A screenshot of what browsers saw when attempting to access InMotion's websites following a hacking by 'TiGER-M@TE'.

Up to 700,000 websites, including thecloudcircle.com, were taken offline for much of yesterday after hackers infiltrated hosting company InMotion Hosting.

From around 8am British time yesterday, visitors to websites hosted by InMotion were greeted with the picture above, stating that the website had been hacked. A rap song played in the background.

Any files stored on InMotion’s servers as index.php were defaced and all directories within the public_html were targeted. The hacking did not simply target InMotion’s server but its data centres too.

At 5pm InMotion updated customers to say that “a portion” of its websites had been fully restored with an automated fix. It put this figure at 65 per cent at a further update at 7:30pm.

At 10pm, the company said it had finished building a second automated fix for people who didn’t have backups of their website and then at 3am this morning it said the majority of people should by then have their sites functioning properly again.

 

The Cloud Circle restored its website to full functionality shortly after being alerted to the problem by using its own IT team, rather than waiting for InMotion Hosting to address the problem.

The hacker identified himself as ‘TiGER-M@TE’ – a hacker from Bangladesh who has previously taken down Google’s website in his home country and claims to have also infiltrated Yahoo, American Express, Avast, Microsoft, Bing and Nokia. According to an interview on a hacking news site, he claims to work alone.

On the same website this morning – thehackernews.com – a comment purportedly left by the hacker claims his efforts yesterday could potentially be “a new world record” in terms of the number of websites hacked at one time.

The situation could have been worse – in some cases users have been directed to viruses and malware downloads instead of the website they sought, as was the case earlier this month when fellow hosting company GoDaddy had its websites hijacked.

In other cases, libellous and offensive information has been put up instead of the website.

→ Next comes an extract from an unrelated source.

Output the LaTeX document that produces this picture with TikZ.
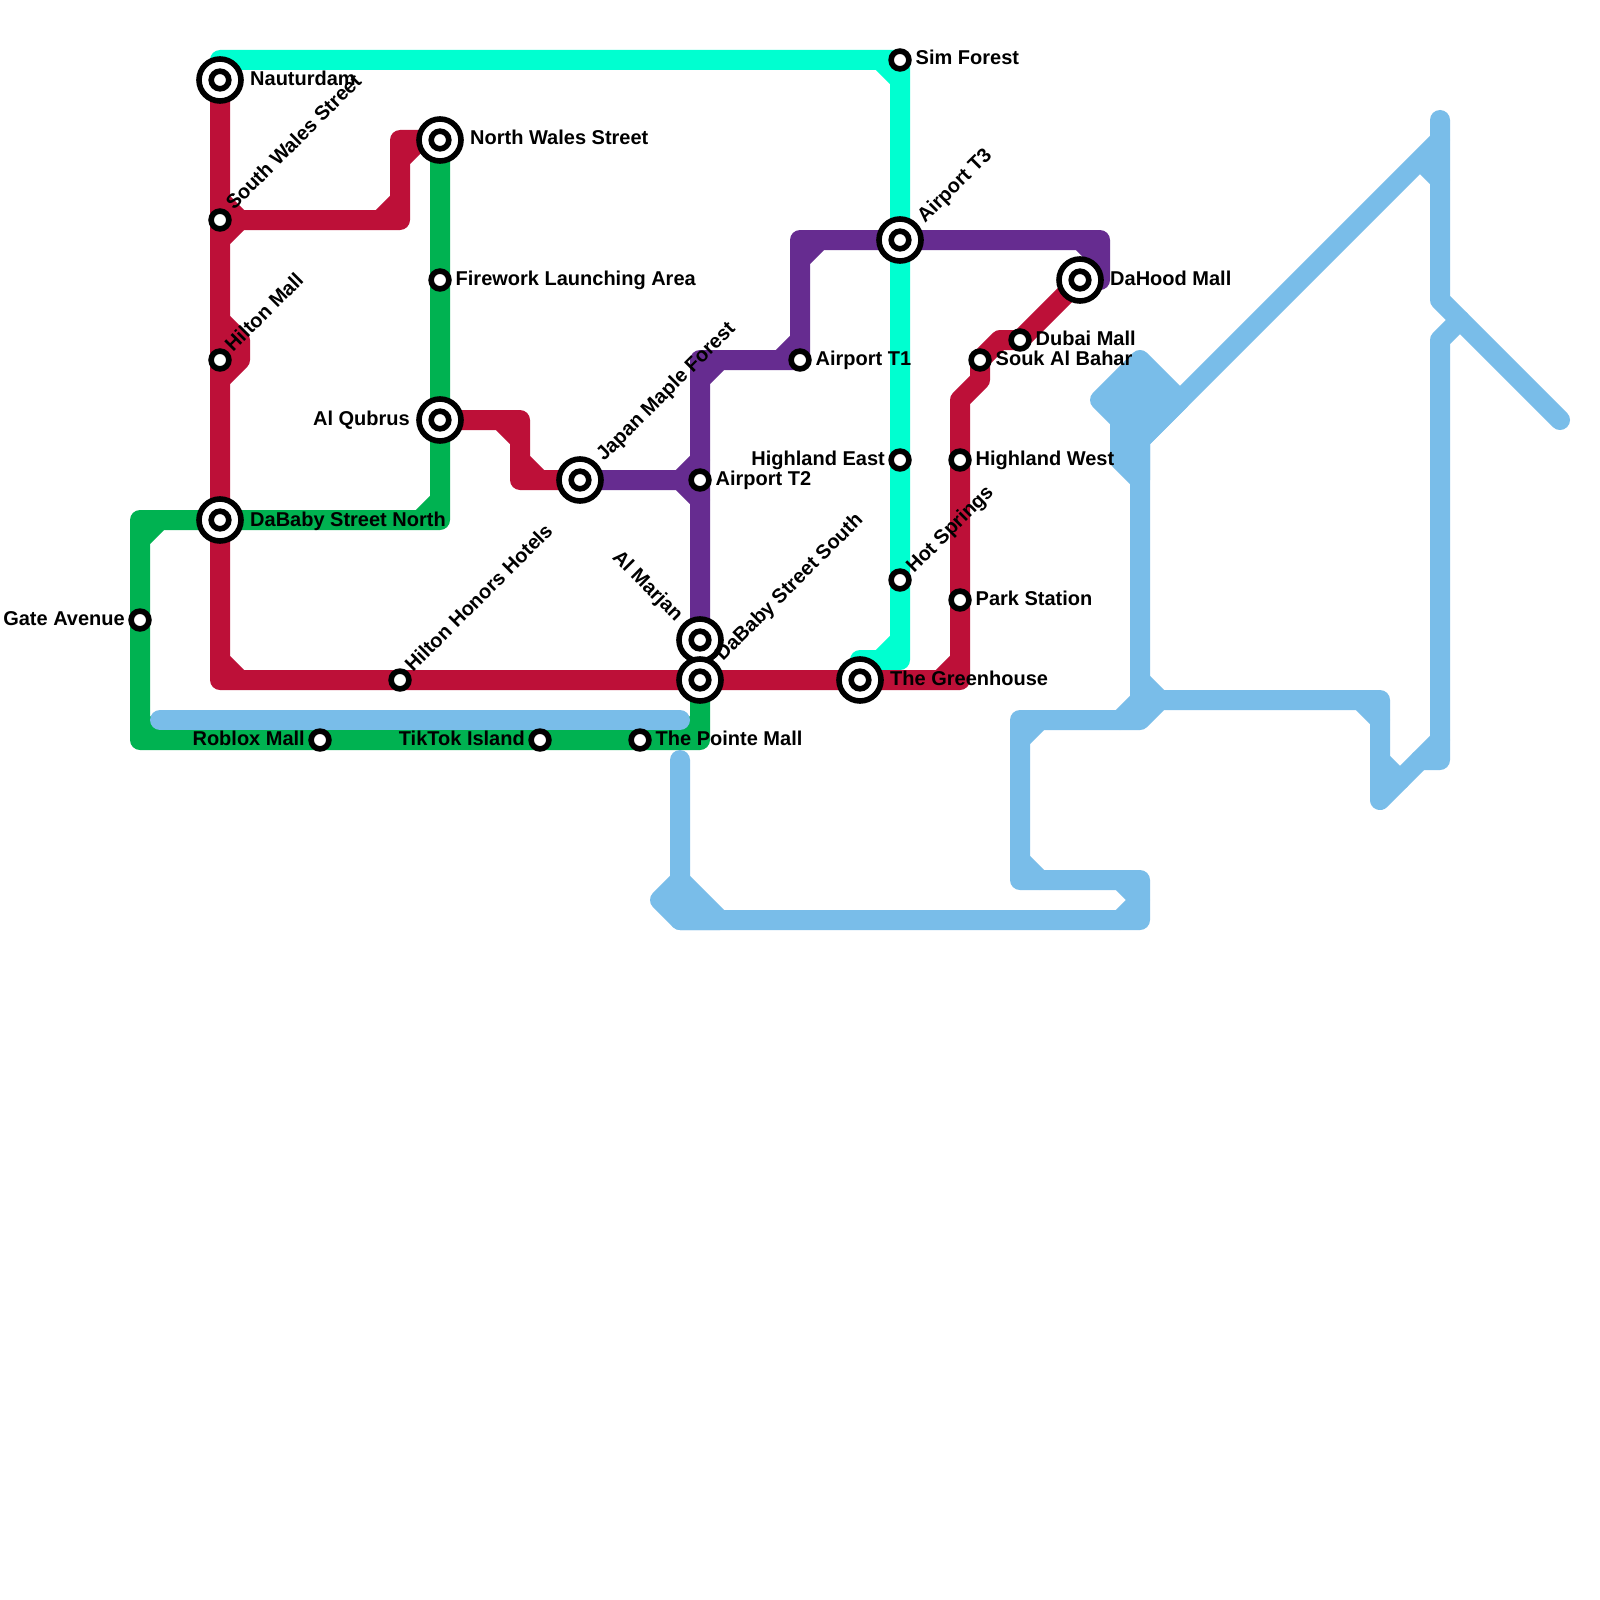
\documentclass[tikz,border=0pt]{standalone}
\usepackage{fontspec}
\setmainfont{Liberation Sans}
\usetikzlibrary{backgrounds}
\definecolor{lred}{HTML}{BD1038}
\definecolor{lgreen}{HTML}{00B251}
\definecolor{lteal}{HTML}{00FFD0}
\definecolor{lpurple}{HTML}{662C90}
\definecolor{lblue}{HTML}{79BDE9}
\tikzset{
  metro/.style={line width=20pt,line cap=round,line join=round},
  stopnode/.style={circle,draw=black,fill=white,line width=5.6pt,minimum size=17.8pt,inner sep=0pt},
  hubnode/.style={circle,draw=black,fill=white,line width=5.6pt,minimum size=42pt,inner sep=0pt,
    path picture={\draw[black,line width=5.6pt] (path picture bounding box.center) circle (8.8pt);}},
  lbl/.style={font=\bfseries\fontsize{20}{22}\selectfont,inner sep=0pt,text=black},
  lr/.style={lbl,anchor=base west},
  ll/.style={lbl,anchor=base east},
  ld/.style={lbl,anchor=base west,rotate=45},
  lu/.style={lbl,anchor=base east,rotate=-45}
}
\begin{document}
\begin{tikzpicture}[x=1pt,y=-1pt]
\useasboundingbox (0,0) rectangle (1600,1600);
% stations
\node[hubnode] (nauturdam) at (220,80) {};
\node[stopnode] (southwales) at (220,220) {};
\node[stopnode] (hilton) at (220,360) {};
\node[hubnode] (dababyn) at (220,520) {};
\node[stopnode] (gate) at (140,620) {};
\node[stopnode] (roblox) at (320,740) {};
\node[stopnode] (tiktok) at (540,740) {};
\node[stopnode] (pointe) at (640,740) {};
\node[stopnode] (honors) at (400,680) {};
\node[hubnode] (marjan) at (700,640) {};
\node[hubnode] (dababys) at (700,680) {};
\node[hubnode] (greenhouse) at (860,680) {};
\node[stopnode] (park) at (960,600) {};
\node[stopnode] (hwest) at (960,460) {};
\node[stopnode] (souk) at (980,360) {};
\node[stopnode] (dubai) at (1020,340) {};
\node[hubnode] (dahood) at (1080,280) {};
\node[hubnode] (northwales) at (440,140) {};
\node[stopnode] (firework) at (440,280) {};
\node[hubnode] (alqubrus) at (440,420) {};
\node[hubnode] (japan) at (580,480) {};
\node[stopnode] (t2) at (700,480) {};
\node[stopnode] (t1) at (800,360) {};
\node[hubnode] (t3) at (900,240) {};
\node[stopnode] (sim) at (900,60) {};
\node[stopnode] (heast) at (900,460) {};
\node[stopnode] (hot) at (900,580) {};
% lines
\begin{scope}[on background layer]
\fill[white] (0,0) rectangle (1600,1600);
\draw[metro,lgreen] (northwales.center) -- (firework.center) -- (alqubrus.center) -- (440,520) -- (dababyn.center) -- (140,520) -- (gate.center) -- (140,740) -- (roblox.center) -- (tiktok.center) -- (pointe.center) -- (700,740) -- (dababys.center)
  (420,520) -- (440,500) (140,540) -- (160,520) (140,720) -- (160,740) (680,740) -- (700,720);
\draw[metro,lteal] (220,60) -- (sim.center) -- (t3.center) -- (heast.center) -- (hot.center) -- (900,660) -- (860,660)
  (880,60) -- (900,80) (880,660) -- (900,640);
\draw[metro,lred] (nauturdam.center) -- (southwales.center) -- (hilton.center) -- (dababyn.center) -- (220,680) -- (honors.center) -- (dababys.center) -- (greenhouse.center) -- (960,680) -- (park.center) -- (hwest.center) -- (960,400) -- (980,380) -- (souk.center) -- (1000,340) -- (dubai.center) -- (dahood.center)
  (220,660) -- (240,680) (940,680) -- (960,660)
  (220,200) -- (240,220) (220,240) -- (240,220);
\draw[metro,lred] (southwales.center) -- (400,220) -- (400,140) -- (northwales.center)
  (380,220) -- (400,200) (400,160) -- (420,140);
\draw[metro,lred,fill=lred] (220,320) -- (240,340) -- (240,360) -- (220,380) -- cycle;
\draw[metro,lred] (alqubrus.center) -- (520,420) -- (520,480) -- (japan.center)
  (500,420) -- (520,440) (520,460) -- (540,480);
\draw[metro,lpurple] (japan.center) -- (t2.center) (680,480) -- (700,460) (680,480) -- (700,500);
\draw[metro,lpurple] (marjan.center) -- (t2.center) -- (700,360) -- (t1.center) -- (800,240) -- (t3.center) -- (1100,240) -- (1100,280) -- (dahood.center)
  (700,380) -- (720,360) (780,360) -- (800,340) (800,260) -- (820,240) (1080,240) -- (1100,260);
% blue
\draw[metro,lblue] (160,720) -- (680,720);
\draw[metro,lblue] (680,760) -- (680,920) -- (1140,920) -- (1140,880) -- (1020,880) -- (1020,720) -- (1140,720) -- (1160,700) -- (1380,700) -- (1380,800) -- (1440,740);
\draw[metro,lblue,fill=lblue] (660,900) -- (680,880) -- (720,920) -- (680,920) -- cycle;
\draw[metro,lblue] (1120,880) -- (1140,900) -- (1120,920)
  (1020,860) -- (1040,880) (1020,740) -- (1040,720)
  (1120,720) -- (1140,700) (1140,680) -- (1160,700)
  (1360,700) -- (1380,720) (1380,760) -- (1400,780);
\draw[metro,lblue] (1420,760) -- (1440,760) -- (1440,340) -- (1460,320);
\draw[metro,lblue] (1440,120) -- (1440,300) -- (1560,420);
\draw[metro,lblue] (1440,140) -- (1140,440) -- (1140,700) (1420,160) -- (1440,180);
\draw[metro,lblue,fill=lblue] (1140,360) -- (1180,400) -- (1140,440) -- (1140,480) -- (1120,460) -- (1120,420) -- (1100,400) -- cycle;
\end{scope}
% labels
\node[lr] (lnauturdam) at (250,86) {Nauturdam};
\node[ld] (lsouthwales) at (234,211) {South Wales Street};
\node[ld] (lhilton) at (233,353) {Hilton Mall};
\node[lr] (ldababyn) at (250,526) {DaBaby Street North};
\node[ll] (lgate) at (125,625) {Gate Avenue};
\node[ll] (lroblox) at (305,745) {Roblox Mall};
\node[ll] (ltiktok) at (525,745) {TikTok Island};
\node[lr] (lpointe) at (655.5,745) {The Pointe Mall};
\node[ld] (lhonors) at (413,673) {Hilton Honors Hotels};
\node[lu] (lmarjan) at (675.5,622.5) {Al Marjan};
\node[ld] (ldababys) at (723,662) {DaBaby Street South};
\node[lr] (lgreenhouse) at (890,685) {The Greenhouse};
\node[lr] (lpark) at (975.5,605) {Park Station};
\node[lr] (lhwest) at (975.5,465) {Highland West};
\node[lr] (lsouk) at (995.5,365) {Souk Al Bahar};
\node[lr] (ldubai) at (1035.5,345) {Dubai Mall};
\node[lr] (ldahood) at (1110,285) {DaHood Mall};
\node[lr] (lnorthwales) at (470,145) {North Wales Street};
\node[lr] (lfirework) at (455.5,285) {Firework Launching Area};
\node[ll] (lalqubrus) at (410,425) {Al Qubrus};
\node[ld] (ljapan) at (604,462) {Japan Maple Forest};
\node[lr] (lt2) at (715.5,485) {Airport T2};
\node[lr] (lt1) at (815.5,365) {Airport T1};
\node[ld] (lt3) at (925,224) {Airport T3};
\node[lr] (lsim) at (915.5,65) {Sim Forest};
\node[ll] (lheast) at (885,465) {Highland East};
\node[ld] (lhot) at (914,574) {Hot Springs};
\end{tikzpicture}
\end{document}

This is what happened when The Sun’s website was hacked by prolific cyber criminals LulzSec in July and readers were directed to a mock up of one of the newspaper’s real pages falsely reporting the death of its owner Rupert Murdoch.

John Guilfoil, the editor in chief of Blast Magazine, whose website was affected by yesterday’s hacking, said: “InMotion Hosting appeared woefully unable to prevent or defend against this kind of attack, even though homepage defacements have been going on seemingly forever.”